- TO BE DONE -
Restate exactly the lines that run from the start of the records below to the line containing "(emptitle) at (2.415,4.34)", counting both ends, and nothing else; pictures stay out.

-----

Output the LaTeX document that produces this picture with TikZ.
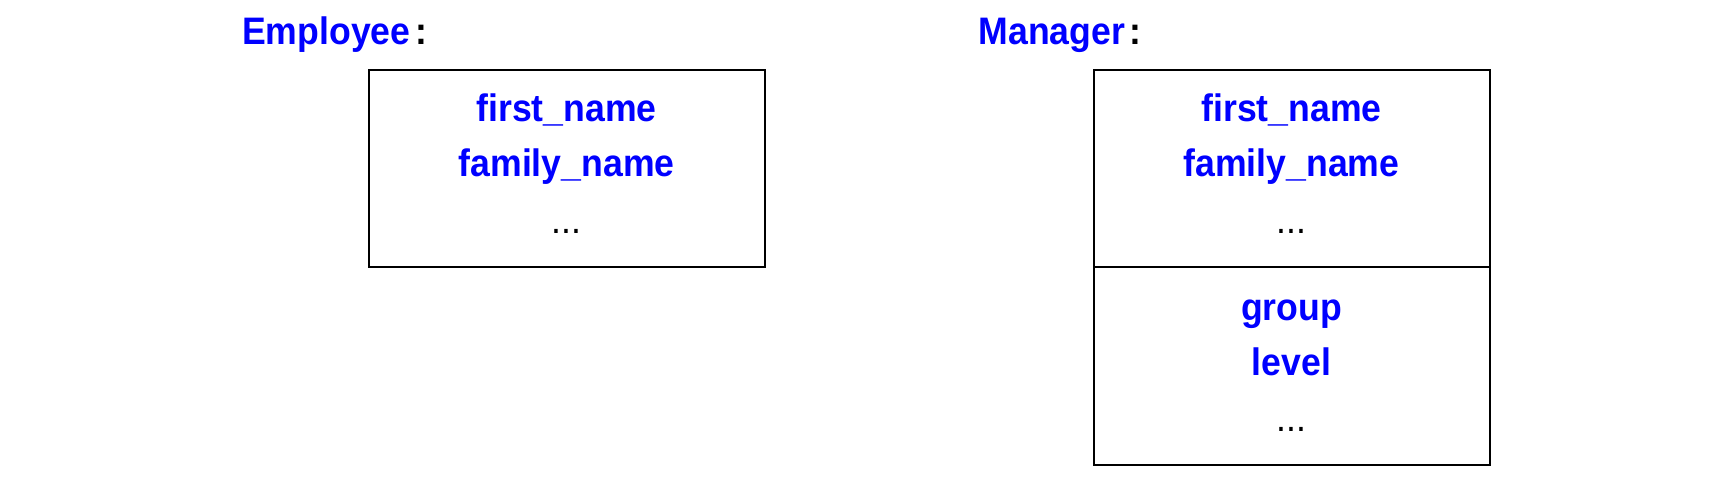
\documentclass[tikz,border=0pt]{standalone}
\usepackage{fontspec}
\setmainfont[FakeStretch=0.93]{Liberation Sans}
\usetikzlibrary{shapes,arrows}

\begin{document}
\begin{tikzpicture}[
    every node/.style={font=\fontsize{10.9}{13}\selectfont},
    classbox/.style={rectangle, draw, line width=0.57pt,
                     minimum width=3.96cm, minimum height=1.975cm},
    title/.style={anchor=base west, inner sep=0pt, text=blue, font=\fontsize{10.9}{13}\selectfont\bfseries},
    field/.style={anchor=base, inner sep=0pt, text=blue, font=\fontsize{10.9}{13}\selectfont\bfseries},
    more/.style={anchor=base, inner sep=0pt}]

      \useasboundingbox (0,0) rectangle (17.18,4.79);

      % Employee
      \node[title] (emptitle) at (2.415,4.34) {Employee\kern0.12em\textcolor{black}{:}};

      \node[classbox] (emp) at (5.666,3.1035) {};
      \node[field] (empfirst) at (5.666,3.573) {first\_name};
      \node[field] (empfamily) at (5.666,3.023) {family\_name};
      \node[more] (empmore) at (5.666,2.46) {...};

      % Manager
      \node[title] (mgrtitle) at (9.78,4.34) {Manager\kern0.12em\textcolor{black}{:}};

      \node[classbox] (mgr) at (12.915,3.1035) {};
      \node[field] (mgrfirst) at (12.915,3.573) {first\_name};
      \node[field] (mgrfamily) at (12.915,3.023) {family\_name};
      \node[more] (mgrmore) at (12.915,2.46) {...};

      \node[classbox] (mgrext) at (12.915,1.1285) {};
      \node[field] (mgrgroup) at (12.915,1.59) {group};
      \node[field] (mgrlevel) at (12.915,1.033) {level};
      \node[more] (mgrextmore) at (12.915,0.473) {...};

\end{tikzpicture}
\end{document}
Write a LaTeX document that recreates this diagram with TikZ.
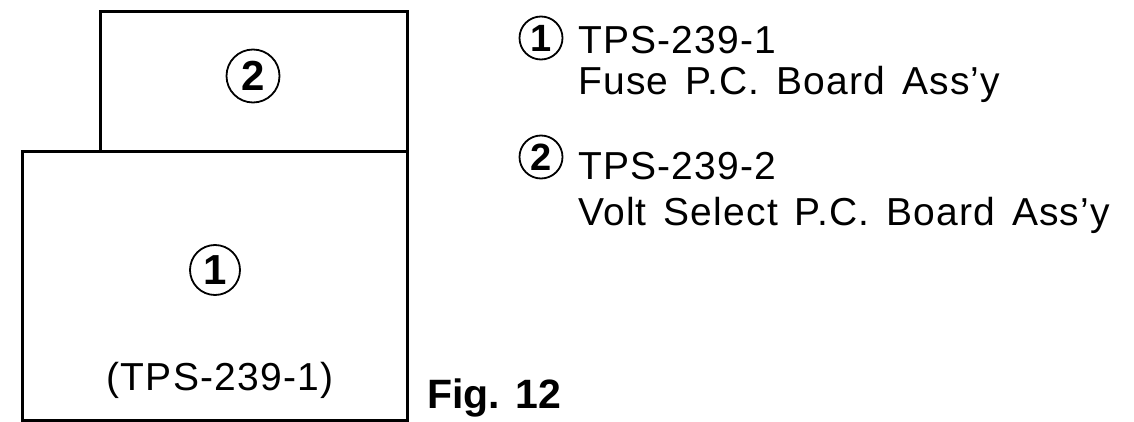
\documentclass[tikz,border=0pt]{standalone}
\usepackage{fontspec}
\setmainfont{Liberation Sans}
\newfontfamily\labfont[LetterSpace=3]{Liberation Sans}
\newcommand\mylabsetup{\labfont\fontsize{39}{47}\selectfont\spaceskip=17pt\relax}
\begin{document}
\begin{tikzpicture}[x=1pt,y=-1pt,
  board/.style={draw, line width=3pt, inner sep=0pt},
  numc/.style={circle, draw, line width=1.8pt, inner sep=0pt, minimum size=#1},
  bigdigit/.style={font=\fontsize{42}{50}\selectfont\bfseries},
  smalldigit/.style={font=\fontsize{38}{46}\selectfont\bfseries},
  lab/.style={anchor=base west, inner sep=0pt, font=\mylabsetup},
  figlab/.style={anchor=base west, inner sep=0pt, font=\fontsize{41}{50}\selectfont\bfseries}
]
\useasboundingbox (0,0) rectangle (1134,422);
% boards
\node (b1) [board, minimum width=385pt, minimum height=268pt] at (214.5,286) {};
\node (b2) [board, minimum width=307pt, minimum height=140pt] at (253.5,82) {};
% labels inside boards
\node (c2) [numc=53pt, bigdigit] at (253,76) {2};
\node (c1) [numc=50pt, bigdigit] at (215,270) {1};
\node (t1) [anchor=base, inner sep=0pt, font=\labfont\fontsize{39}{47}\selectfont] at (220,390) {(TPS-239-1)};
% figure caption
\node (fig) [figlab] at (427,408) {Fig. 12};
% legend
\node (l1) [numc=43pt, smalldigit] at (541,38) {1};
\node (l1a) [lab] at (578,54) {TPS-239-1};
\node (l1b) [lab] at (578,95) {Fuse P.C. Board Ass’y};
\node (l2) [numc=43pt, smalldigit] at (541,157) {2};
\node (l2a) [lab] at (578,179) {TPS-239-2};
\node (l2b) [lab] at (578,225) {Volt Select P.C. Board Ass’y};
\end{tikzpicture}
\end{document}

-----

- EXERCISE RESULT -
Output the LaTeX document that produces this picture with TikZ.
\documentclass[tikz,border=0pt]{standalone}
\usepackage{fontspec}
\setmainfont[FakeStretch=0.93]{Liberation Sans}
\usetikzlibrary{shapes,arrows}

\begin{document}
\begin{tikzpicture}[
    every node/.style={font=\fontsize{10.9}{13}\selectfont},
    classbox/.style={rectangle, draw, line width=0.57pt,
                     minimum width=3.96cm, minimum height=1.975cm},
    title/.style={anchor=base west, inner sep=0pt, text=blue, font=\fontsize{10.9}{13}\selectfont\bfseries},
    field/.style={anchor=base, inner sep=0pt, text=blue, font=\fontsize{10.9}{13}\selectfont\bfseries},
    more/.style={anchor=base, inner sep=0pt}]

      \useasboundingbox (0,0) rectangle (17.18,4.79);

      % Employee
      \node[title] (emptitle) at (2.415,4.34) {Employee\kern0.12em\textcolor{black}{:}};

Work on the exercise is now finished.